(Records from a collection)
+ + + + + + +

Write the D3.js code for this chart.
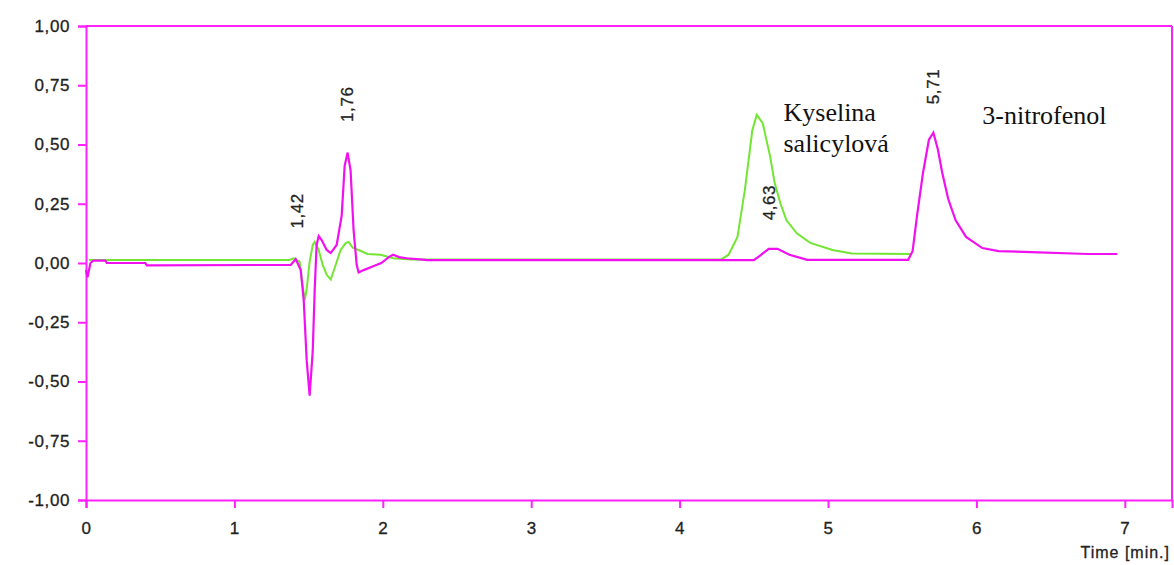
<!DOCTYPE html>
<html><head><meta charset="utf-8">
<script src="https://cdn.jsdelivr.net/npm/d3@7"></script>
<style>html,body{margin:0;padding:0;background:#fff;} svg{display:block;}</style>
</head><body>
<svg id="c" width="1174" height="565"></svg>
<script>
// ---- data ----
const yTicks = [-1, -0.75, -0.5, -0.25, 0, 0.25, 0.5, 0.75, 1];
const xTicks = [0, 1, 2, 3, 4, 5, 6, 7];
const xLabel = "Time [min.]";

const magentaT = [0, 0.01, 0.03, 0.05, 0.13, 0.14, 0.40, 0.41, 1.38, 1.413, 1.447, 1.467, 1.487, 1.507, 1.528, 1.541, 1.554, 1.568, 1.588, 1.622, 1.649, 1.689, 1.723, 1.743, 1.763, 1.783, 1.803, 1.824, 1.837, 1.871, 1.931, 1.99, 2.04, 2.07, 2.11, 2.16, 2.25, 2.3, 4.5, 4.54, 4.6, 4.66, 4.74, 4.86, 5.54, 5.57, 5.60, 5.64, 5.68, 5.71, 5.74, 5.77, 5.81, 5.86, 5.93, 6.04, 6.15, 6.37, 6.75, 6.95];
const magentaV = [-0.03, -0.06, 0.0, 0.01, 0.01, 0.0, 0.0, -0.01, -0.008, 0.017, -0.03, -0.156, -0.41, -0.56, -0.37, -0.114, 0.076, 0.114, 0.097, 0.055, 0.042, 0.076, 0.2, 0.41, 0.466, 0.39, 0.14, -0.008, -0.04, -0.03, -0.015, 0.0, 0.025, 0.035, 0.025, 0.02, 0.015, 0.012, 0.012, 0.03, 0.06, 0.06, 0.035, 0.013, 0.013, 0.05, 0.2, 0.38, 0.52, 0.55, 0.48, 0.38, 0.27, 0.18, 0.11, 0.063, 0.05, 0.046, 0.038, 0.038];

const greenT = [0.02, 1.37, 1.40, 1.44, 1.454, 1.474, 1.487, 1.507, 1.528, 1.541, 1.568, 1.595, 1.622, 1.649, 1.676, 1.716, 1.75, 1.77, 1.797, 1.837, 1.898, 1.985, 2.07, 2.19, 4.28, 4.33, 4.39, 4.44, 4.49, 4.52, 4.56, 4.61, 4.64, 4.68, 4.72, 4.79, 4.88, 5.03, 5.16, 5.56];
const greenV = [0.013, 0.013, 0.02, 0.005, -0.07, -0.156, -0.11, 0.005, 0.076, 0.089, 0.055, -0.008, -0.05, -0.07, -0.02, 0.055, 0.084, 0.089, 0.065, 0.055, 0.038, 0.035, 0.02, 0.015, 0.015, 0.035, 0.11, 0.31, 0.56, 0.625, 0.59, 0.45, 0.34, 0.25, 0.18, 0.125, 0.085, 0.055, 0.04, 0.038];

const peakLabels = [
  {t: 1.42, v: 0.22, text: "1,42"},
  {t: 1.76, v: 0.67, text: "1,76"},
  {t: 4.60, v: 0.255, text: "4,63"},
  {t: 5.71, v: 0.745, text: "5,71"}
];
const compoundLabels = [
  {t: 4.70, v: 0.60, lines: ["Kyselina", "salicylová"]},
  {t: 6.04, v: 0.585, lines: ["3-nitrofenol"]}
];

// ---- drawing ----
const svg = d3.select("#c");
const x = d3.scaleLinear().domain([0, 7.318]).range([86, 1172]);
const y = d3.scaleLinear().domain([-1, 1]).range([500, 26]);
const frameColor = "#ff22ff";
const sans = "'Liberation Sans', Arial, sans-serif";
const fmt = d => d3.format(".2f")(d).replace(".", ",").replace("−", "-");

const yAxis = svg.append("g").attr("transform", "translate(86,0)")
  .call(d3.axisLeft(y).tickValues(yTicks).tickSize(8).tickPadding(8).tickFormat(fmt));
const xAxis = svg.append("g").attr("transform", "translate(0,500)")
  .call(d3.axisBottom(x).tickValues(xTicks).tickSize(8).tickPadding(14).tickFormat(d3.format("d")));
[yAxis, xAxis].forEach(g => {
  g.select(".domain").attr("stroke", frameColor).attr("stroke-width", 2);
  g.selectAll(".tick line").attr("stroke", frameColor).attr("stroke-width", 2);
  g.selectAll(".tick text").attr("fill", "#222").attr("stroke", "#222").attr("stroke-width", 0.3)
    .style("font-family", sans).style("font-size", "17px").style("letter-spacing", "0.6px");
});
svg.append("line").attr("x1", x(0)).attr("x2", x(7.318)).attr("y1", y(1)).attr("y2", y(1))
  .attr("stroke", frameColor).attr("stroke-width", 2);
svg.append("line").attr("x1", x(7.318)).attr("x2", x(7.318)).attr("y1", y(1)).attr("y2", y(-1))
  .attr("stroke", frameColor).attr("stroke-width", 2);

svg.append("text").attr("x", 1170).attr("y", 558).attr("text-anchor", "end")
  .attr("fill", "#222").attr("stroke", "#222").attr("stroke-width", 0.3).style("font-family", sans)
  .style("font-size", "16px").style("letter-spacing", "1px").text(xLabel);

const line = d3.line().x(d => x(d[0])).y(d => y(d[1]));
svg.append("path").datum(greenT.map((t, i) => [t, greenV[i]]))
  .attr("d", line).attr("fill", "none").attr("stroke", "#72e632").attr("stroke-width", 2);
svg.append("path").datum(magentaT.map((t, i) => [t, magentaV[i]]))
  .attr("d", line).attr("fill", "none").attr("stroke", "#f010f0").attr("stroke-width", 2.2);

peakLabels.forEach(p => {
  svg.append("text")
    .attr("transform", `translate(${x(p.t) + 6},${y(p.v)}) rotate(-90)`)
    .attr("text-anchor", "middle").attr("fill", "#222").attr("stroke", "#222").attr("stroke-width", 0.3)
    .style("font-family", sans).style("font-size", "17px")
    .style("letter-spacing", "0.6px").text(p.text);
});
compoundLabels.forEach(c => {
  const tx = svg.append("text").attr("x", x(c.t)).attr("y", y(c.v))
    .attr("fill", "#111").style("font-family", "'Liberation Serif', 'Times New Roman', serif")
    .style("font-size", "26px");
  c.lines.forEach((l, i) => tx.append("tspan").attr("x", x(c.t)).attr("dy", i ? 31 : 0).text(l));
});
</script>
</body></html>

+ + + + + + +

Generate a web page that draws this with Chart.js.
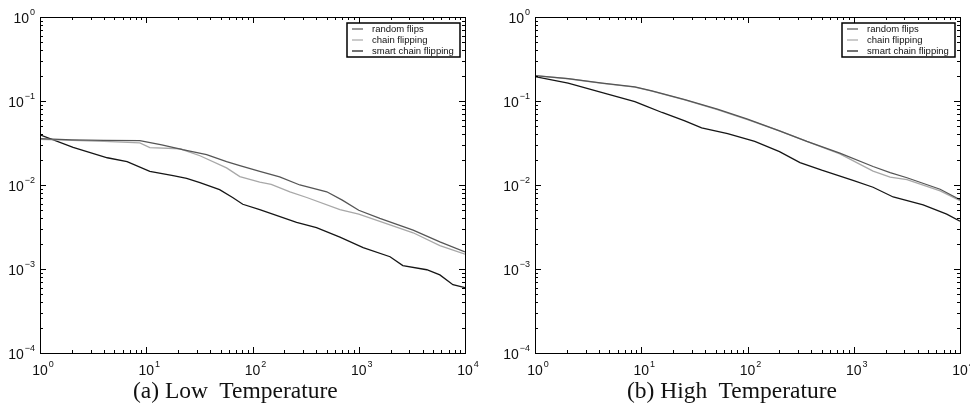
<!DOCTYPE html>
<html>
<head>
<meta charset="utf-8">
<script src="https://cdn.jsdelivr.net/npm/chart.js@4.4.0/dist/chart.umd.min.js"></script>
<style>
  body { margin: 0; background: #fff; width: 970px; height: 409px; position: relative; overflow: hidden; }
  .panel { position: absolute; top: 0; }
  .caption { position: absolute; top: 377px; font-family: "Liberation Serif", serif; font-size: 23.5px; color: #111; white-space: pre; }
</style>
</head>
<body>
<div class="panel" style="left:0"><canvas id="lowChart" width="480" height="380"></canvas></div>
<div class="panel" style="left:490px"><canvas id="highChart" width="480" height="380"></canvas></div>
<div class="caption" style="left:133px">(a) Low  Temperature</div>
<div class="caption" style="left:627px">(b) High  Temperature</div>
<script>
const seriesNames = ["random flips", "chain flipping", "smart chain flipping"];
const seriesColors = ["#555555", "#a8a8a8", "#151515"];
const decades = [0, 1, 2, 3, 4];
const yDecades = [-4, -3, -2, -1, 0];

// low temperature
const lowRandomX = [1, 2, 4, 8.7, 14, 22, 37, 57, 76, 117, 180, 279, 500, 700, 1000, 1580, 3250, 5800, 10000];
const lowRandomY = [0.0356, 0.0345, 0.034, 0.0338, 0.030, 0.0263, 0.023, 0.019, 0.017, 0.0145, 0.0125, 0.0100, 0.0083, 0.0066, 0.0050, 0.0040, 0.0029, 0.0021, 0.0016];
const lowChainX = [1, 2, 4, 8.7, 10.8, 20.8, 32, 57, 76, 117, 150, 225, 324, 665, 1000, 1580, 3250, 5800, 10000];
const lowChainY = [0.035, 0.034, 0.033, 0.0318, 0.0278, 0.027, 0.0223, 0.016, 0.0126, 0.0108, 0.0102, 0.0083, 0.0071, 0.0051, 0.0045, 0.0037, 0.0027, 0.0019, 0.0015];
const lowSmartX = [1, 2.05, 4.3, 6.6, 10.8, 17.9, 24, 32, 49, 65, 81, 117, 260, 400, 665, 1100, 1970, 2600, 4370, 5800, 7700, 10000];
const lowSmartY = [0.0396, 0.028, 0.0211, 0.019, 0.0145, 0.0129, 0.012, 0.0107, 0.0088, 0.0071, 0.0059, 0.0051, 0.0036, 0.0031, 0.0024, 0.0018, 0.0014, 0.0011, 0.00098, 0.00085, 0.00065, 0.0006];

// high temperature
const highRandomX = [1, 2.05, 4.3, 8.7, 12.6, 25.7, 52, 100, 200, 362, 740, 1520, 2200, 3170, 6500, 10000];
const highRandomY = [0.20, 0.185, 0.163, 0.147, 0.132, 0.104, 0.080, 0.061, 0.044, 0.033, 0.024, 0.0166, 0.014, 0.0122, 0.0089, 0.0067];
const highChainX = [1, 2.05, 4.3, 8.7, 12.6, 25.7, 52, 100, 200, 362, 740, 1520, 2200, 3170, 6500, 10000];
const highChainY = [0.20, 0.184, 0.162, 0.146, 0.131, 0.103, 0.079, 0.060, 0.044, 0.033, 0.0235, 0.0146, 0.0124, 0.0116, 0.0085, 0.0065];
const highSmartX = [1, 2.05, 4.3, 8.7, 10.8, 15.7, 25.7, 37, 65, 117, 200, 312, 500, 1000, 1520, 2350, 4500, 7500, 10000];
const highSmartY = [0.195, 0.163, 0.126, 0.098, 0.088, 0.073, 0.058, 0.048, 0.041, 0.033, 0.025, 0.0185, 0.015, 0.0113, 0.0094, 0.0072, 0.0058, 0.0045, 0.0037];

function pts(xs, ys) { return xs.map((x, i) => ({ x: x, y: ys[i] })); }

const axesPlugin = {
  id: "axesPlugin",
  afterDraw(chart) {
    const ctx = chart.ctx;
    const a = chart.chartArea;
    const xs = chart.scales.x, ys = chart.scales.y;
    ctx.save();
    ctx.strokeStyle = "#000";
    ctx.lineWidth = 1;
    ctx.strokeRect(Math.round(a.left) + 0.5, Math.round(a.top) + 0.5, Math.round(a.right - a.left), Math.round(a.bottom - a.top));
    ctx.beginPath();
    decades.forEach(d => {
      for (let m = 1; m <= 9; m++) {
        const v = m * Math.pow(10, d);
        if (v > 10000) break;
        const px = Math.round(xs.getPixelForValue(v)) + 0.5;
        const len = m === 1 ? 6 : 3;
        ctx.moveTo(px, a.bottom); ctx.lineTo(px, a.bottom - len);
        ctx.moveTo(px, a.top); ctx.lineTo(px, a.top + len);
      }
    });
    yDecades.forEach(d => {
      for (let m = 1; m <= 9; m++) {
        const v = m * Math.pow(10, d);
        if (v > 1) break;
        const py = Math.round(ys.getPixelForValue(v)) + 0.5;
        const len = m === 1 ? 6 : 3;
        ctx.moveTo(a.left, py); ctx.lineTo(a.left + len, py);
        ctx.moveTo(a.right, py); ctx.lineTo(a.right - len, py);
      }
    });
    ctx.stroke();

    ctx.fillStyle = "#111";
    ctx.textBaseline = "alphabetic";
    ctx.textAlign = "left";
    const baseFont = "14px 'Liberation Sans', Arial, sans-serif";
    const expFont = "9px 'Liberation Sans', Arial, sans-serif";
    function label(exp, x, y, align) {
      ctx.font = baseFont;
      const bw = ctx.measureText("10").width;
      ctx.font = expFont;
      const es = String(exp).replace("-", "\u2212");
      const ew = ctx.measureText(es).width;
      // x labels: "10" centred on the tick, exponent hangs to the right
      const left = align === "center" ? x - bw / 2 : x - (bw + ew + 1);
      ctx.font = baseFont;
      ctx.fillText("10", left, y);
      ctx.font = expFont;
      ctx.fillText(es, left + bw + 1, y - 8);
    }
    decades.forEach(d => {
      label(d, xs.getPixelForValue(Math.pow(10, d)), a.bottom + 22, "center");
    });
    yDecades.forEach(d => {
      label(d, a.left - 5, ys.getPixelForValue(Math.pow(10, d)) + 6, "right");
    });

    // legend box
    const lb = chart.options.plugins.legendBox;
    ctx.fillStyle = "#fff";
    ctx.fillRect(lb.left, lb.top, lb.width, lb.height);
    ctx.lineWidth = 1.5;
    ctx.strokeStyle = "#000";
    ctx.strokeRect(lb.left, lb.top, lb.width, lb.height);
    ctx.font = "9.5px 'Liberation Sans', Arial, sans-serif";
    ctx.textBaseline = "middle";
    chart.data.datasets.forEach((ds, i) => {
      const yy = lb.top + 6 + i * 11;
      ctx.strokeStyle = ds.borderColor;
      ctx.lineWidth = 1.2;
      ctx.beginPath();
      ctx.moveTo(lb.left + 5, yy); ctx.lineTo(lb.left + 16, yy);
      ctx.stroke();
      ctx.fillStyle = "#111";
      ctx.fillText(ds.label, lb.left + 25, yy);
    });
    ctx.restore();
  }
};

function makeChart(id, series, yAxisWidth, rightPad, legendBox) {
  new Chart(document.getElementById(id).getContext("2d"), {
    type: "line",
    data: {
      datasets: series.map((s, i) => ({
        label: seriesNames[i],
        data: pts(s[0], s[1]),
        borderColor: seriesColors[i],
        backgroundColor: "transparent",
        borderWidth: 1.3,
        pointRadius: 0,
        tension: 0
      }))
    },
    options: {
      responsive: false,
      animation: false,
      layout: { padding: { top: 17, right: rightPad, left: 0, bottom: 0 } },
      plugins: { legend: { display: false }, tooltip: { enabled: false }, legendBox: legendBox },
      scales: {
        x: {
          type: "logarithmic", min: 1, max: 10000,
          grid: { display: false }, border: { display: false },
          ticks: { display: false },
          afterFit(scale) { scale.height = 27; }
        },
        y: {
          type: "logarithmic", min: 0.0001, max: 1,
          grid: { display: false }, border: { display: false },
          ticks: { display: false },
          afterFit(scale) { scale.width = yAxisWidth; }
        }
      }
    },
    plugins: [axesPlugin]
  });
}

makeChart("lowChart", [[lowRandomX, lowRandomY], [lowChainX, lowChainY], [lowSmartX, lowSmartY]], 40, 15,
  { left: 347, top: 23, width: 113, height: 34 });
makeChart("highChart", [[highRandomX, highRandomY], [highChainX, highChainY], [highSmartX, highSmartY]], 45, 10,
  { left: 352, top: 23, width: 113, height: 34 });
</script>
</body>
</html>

+ + + + + + +

Look through the data above. Find each line with the string "this" and copy it.

**RIGHT ANSWER:**
Write the D3.js code for this chart.
Generate a web page that draws this with Chart.js.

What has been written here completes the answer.